When I came to Seattle in 2015, I joined AVID, which stands for Amplifying Voices of Inmates with Disabilities. Through investigations, reports, videos, and, when necessary, legal action, AVID seeks reform of correctional facilities on behalf of people with disabilities in the system. This focus on corrections reform was unique in the disability advocacy field but so too was the focus on disability issues unique in corrections reform. At least 30% of prisoners and 40% of jail inmates have a disability. That means that a large percentage of the thousands of people released every year will face not only the stigma associated with their incarceration, but society’s biases against them because of their disabilities. This was the missing story.

We knew that access to educational programs inside prisons could improve outcomes for formerly incarcerated people once out, but what happens when a blind prisoner tries to succeed in GED classes and is not provided audio or Braille materials? What happens if a person with a mental illness requires regular medical visits and prescriptions, but no plan is set up to connect that prisoner to treatment on the outside? Access to housing is critical to interrupting recidivism, but what if no accessible housing options exist for a former prisoner with a mobility disability?

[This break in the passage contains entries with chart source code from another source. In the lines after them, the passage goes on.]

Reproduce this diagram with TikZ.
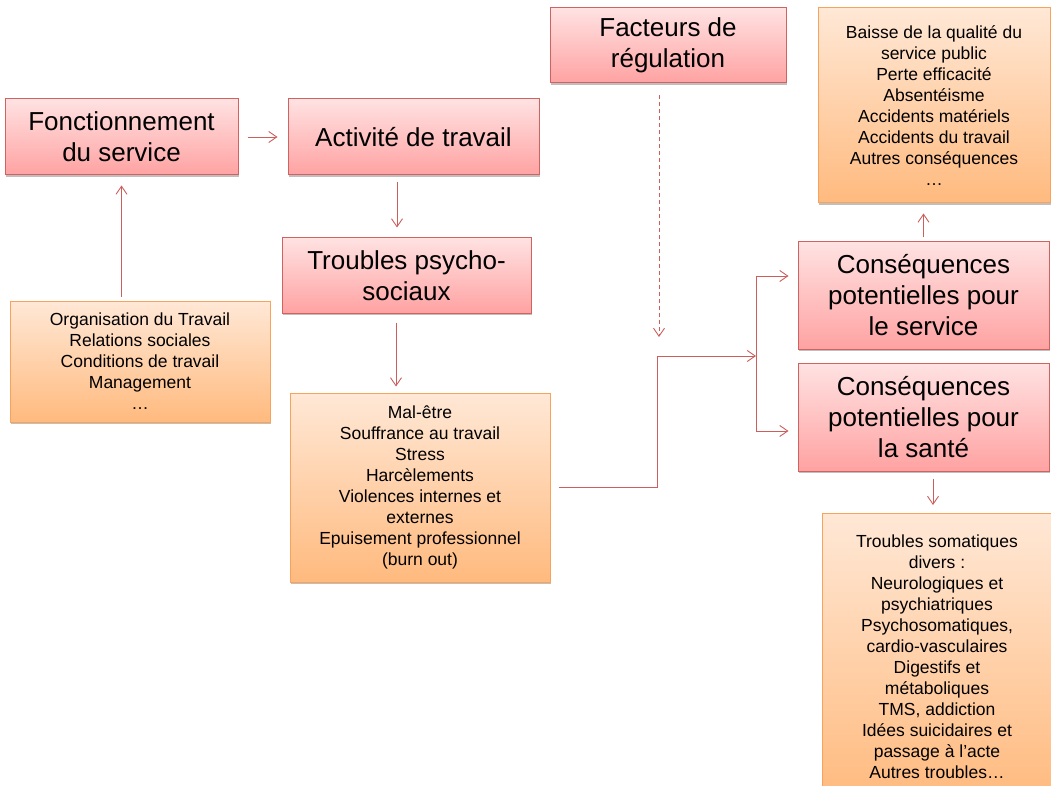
\documentclass[tikz,border=0pt]{standalone}
\usepackage{fontspec}
\setmainfont{Liberation Sans}
\usepackage{tikz}
\usetikzlibrary{positioning, arrows.meta, shadows}
\definecolor{rosehaut}{HTML}{FFE2E2}
\definecolor{rosebas}{HTML}{FFA2A2}
\definecolor{rosebord}{HTML}{D0625F}
\definecolor{orangehaut}{HTML}{FFE8D6}
\definecolor{orangebas}{HTML}{FFBA7E}
\definecolor{orangebord}{HTML}{F8A35C}
\definecolor{rougetrait}{HTML}{CC5F5C}
\tikzset{
        >={Straight Barb[length=8pt,width=11pt]}, % open arrow heads
        every node/.style={align=center, inner sep=0pt}, % centred lines
        cadre/.style={draw=rosebord, line width=1pt, top color=rosehaut, bottom color=rosebas,
                font=\fontsize{26}{31}\selectfont,
                drop shadow={shadow xshift=1pt, shadow yshift=-2pt, fill=black, opacity=0.25}}, % pink boxes
        liste/.style={draw=orangebord, line width=1pt, top color=orangehaut, bottom color=orangebas,
                font=\fontsize{17.5}{21}\selectfont,
                drop shadow={shadow xshift=1pt, shadow yshift=-2pt, fill=black, opacity=0.25}}, % orange boxes
        lien/.style={draw=rougetrait, line width=0.9pt}, % connectors
}

\begin{document}
\begin{tikzpicture}[x=1pt, y=-1pt]
      \useasboundingbox (0,0) rectangle (1051,786);
      % pink boxes
      \node[cadre, minimum width=233pt, minimum height=76pt] (fonct) at (121.5,137) {Fonctionnement\\du service};
      \node[cadre, minimum width=251pt, minimum height=76pt] (activite) at (413.5,137) {Activité de travail};
      \node[cadre, minimum width=249pt, minimum height=75pt] (troubles) at (406.5,275.5) {Troubles psycho-\\sociaux};
      \node[cadre, minimum width=236pt, minimum height=75pt] (facteurs) at (668,45.5) {Facteurs de\\régulation};
      \node[cadre, minimum width=251pt, minimum height=107pt] (service) at (923.5,295.5) {Conséquences\\potentielles pour\\le service};
      \node[cadre, minimum width=251pt, minimum height=108pt] (sante) at (923.5,417) {Conséquences\\potentielles pour\\la santé};
      % orange boxes
      \node[liste, minimum width=260pt, minimum height=121pt] (causes) at (140,361.5)
            {Organisation du Travail\\Relations sociales\\Conditions de travail\\Management\\…};
      \node[liste, minimum width=260pt, minimum height=189pt] (manifest) at (420,487.5)
            {Mal-être\\Souffrance au travail\\Stress\\Harcèlements\\Violences internes et\\externes\\Epuisement professionnel\\(burn out)};
      \node[liste, minimum width=232pt, minimum height=195pt] (effetsservice) at (934,105.5)
            {Baisse de la qualité du\\service public\\Perte efficacité\\Absentéisme\\Accidents matériels\\Accidents du travail\\Autres conséquences\\…};
      \node[liste, minimum width=230pt, minimum height=287pt, anchor=north] (effetssante) at (937,513)
            {Troubles somatiques\\divers :\\Neurologiques et\\psychiatriques\\Psychosomatiques,\\cardio-vasculaires\\Digestifs et\\métaboliques\\TMS, addiction\\Idées suicidaires et\\passage à l’acte\\Autres troubles…};
      % connectors
      \coordinate (coude) at (657,356);
      \coordinate (fourche) at (756,356);
      \coordinate (fourchehaut) at (756,276);
      \coordinate (fourchebas) at (756,431);
      \coordinate (regulation) at (659,337);
      \draw[lien, ->, shorten <=9pt, shorten >=10pt] (fonct.east) -- (activite.west);
      \draw[lien, ->, shorten <=4pt, shorten >=10pt] (fonct.south |- causes.north) -- (fonct.south);
      \draw[lien, ->, shorten <=7pt, shorten >=10pt] ([xshift=-16.5pt]activite.south) -- ([xshift=-9.5pt]troubles.north);
      \draw[lien, ->, shorten <=9pt, shorten >=6pt] ([xshift=-10.5pt]troubles.south) -- ([xshift=-24pt]manifest.north);
      \draw[lien, ->, shorten <=8pt] (manifest.east) -| (coude) -- (fourche);
      \draw[lien] (fourchehaut) -- (fourchebas);
      \draw[lien, ->, shorten >=9pt] (fourchehaut) -- (fourchehaut -| service.west);
      \draw[lien, ->, shorten >=9pt] (fourchebas) -- (fourchebas -| sante.west);
      \draw[lien, ->, dash pattern=on 4pt off 3pt, shorten <=12pt] ([xshift=-9pt]facteurs.south) -- (regulation);
      \draw[lien, ->, shorten <=4pt, shorten >=10pt] (service.north) -- (service.north |- effetsservice.south);
      \draw[lien, ->, shorten <=7pt, shorten >=8pt] ([xshift=9.5pt]sante.south) -- ([xshift=-4pt]effetssante.north);
\end{tikzpicture}
\end{document}
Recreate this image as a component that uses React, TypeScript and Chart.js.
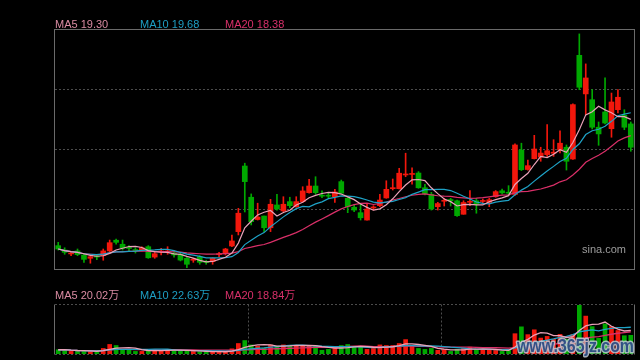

Our country cannot tackle criminal justice reform without addressing disability-related issues. That is why we set out to capture the experience of disabled individuals as they reentered society, expecting that they would face unique obstacles on top of the known barriers to reentry that other inmates encounter. To make On the Outs, we identified three people with disabilities in Washington State prisons and planned to follow them from the end of their incarceration until several months after their release. Prisons don’t often allow filmmakers access to prisoners. We had a way around that. The AVID team is based at Disability Rights Washington, which is the state protection and advocacy system, or P&A, for Washington State. P&As exist in every US state and territory and command federally mandated access authority to investigate any facility where people with disabilities are, including schools, hospitals, nursing facilities—and state prisons. The prisons had to let us in, and we brought our cameras with us.

We witnessed the reentry process through the experience of Tyrone, Kara, and Eldorado, three Washington State prisoners. Each was reentering society with different concerns and after different lengths of incarceration, but all three experienced the confusion, frustration, and fear that came with going back to the world with few financial resources and few connections to the supports they knew they needed. Roughly two thirds of prisoners are rearrested within three years of release. Would Tyrone, Kara, and Eldorado make it on the “outs”?

On the Outs continues to play at film festivals, conferences, and other live events, and is now available for viewing on YouTube. We want everyone who is working for criminal justice reform to understand the issues people with disabilities face in the system, and we want disability advocates to understand how over-incarceration plays a role in the marginalization of the disability community. The AVID project, and this film, tells these overlooked stories.

 

Jordan Melograna is the director/co-producer of On the Outs: Reentry for Inmates With Disabilities.